Tuesday, 14 June 2011

Chinese loans and Japanese machinery orders fall, Greek credit rating cut

The week's economic reports started on a negative note.

China reported a fall in new loans for May. From AFP/CNA:

New loans issued by Chinese banks fell sharply in May from the previous month, the central bank said Monday, in a sign Beijing's efforts to stem a flood of credit in the economy are bearing fruit.

The country's banks handed out 551.6 billion yuan (US$85.14 billion) in loans in May compared with 739.6 billion yuan in April -- and 100.5 billion yuan less than a year earlier, the People's Bank of China said in a statement...

The broadest measure of money washing around the economy, M2, rose 15.1 per cent at the end of May compared with 15.3 per cent at the end of April, the central bank said, in another sign of slowing credit.

Data from Japan was also negative. Again from AFP/CNA:

Japan's core private-sector machinery orders, a leading indicator of corporate capital spending, posted a surprise decline of 3.3 per cent in April, government data showed on Monday.
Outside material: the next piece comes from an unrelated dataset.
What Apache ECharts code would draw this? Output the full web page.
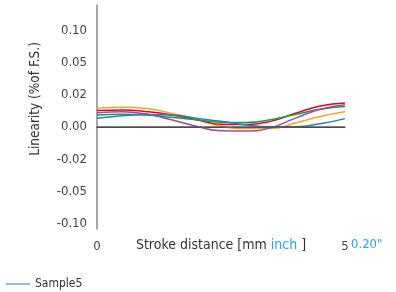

The negative core data, which exclude volatile demand from power companies and for ships, followed a revised 1.0 per cent gain in March and missed forecasts for a 1.2 per cent increase, according to a Dow Jones Newswires poll.

And Greece's credit rating has been downgraded again. Bloomberg reports:

Greece was branded with the world’s lowest credit rating by Standard & Poor’s, which said the nation is “increasingly likely” to face a debt restructuring and the first sovereign default in the euro area’s history.

The move to CCC from B reflects “our view that there is a significantly higher likelihood of one or more defaults,” S&P said in a statement yesterday. “Risks for the implementation of Greece’s EU/IMF borrowing program are rising, given Greece’s increased financing needs and ongoing internal political disagreements surrounding the policy conditions required.”